India’s economic journey over the past three decades has been powered by liberalization, entrepreneurship, technology adoption, and market reforms. As industries became increasingly complex and specialized, the traditional machinery of government administration could no longer provide the focused oversight, guidance, and governance required to support emerging sectors. This led to the creation of specialized regulatory institutions such as SEBI, TRAI, IRDAI, RERA, and numerous sector-specific authorities entrusted with shaping the future of their respective domains.
The logic behind these institutions was sound. Specialized sectors require specialized knowledge, quicker decision-making, and regulatory foresight. Regulators were expected not merely to enforce compliance but also to facilitate growth, encourage innovation, protect stakeholders, and provide strategic direction to rapidly evolving industries. Alongside these regulators, numerous tribunals and adjudicatory bodies were established to provide faster, domain-specific dispute resolution while reducing the burden on conventional courts.
However, the reality today presents a worrying picture. Several tribunals remain understaffed, key positions remain vacant for prolonged periods, and many adjudicatory mechanisms struggle to function at their intended capacity. The Supreme Court of India has on multiple occasions expressed concern regarding vacancies and delays in tribunal appointments. When dispute resolution mechanisms fail to function effectively, the broader regulatory framework itself loses credibility and effectiveness.
More concerning is the growing perception that many regulators have gradually evolved into extensions of conventional government departments rather than becoming dynamic institutions capable of anticipating future challenges. In sectors such as telecommunications, insurance, real estate, digital services, data governance, and emerging technologies, one would expect regulators to act as catalysts for innovation and architects of future-ready frameworks. Instead, stakeholders often experience prolonged delays, reactive policymaking, and incremental regulatory responses to transformational challenges.

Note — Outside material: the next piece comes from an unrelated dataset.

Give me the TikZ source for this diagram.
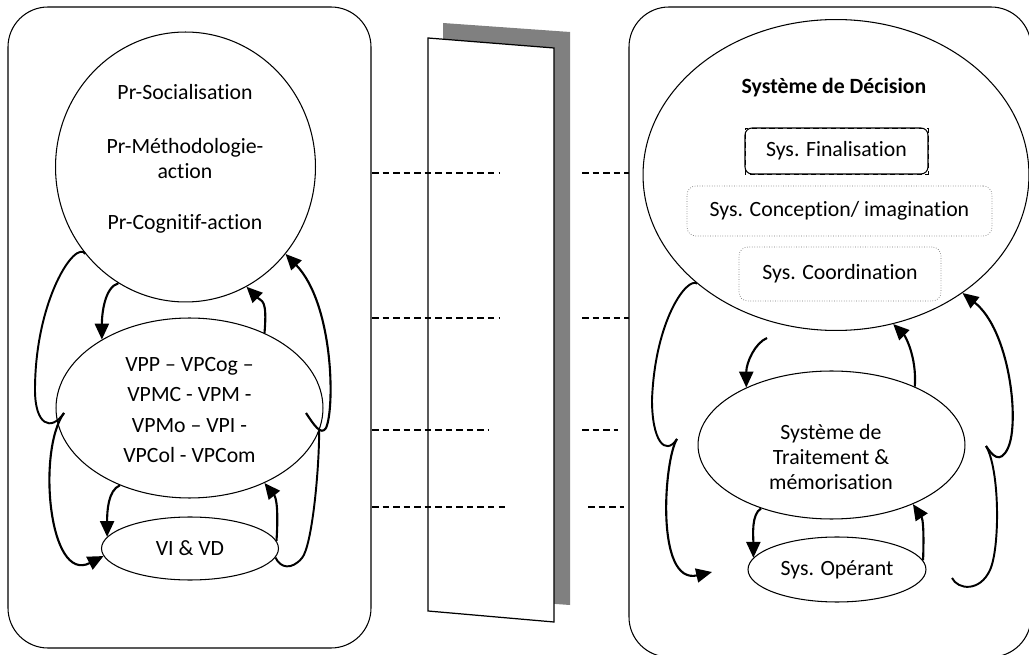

The role of a regulator should extend far beyond issuing circulars and enforcing compliance. Effective regulators should identify emerging risks, create enabling environments for innovation, balance stakeholder interests, and provide strategic clarity to investors and businesses. In rapidly changing sectors, regulatory uncertainty can be as damaging as regulatory excess. Delayed decisions often translate into delayed investments, stalled innovation, reduced competitiveness, and lost economic opportunities.
The challenge becomes even more pronounced in traditional sectors. Areas such as food safety, fire safety, environmental governance, urban planning, and public infrastructure continue to face significant implementation gaps despite the existence of regulatory frameworks. In some sectors, regulatory institutions have become so distant from public consciousness that many citizens barely recognize their role or impact.
A nation’s growth trajectory depends not only on economic policy but also on the quality of its institutions. Investors seek predictability. Businesses seek clarity. Citizens seek accountability. Innovation ecosystems seek encouragement rather than uncertainty. When regulators fail to provide timely direction, all stakeholders suffer.
The consequences of regulatory paralysis extend beyond administrative inefficiency. They affect capital allocation, business confidence, innovation velocity, public trust, and national competitiveness. Countries that succeed in the coming decades will not necessarily be those with the largest markets, but those with the most agile and effective institutions capable of balancing innovation with accountability.
India stands at a pivotal moment in its development journey. As the nation aspires to become a global economic powerhouse, regulatory excellence must become a national priority. Regulators must attract domain experts, leverage technology, strengthen accountability mechanisms, and embrace a more proactive leadership role. They must evolve from being rule administrators to becoming strategic enablers of national progress.
Regulatory paralysis is not merely a governance issue. It is a strategic risk. Left unaddressed, it can quietly slow economic momentum and undermine growth aspirations. Addressed effectively, however, it can become one of the strongest foundations for India’s next phase of development and global leadership.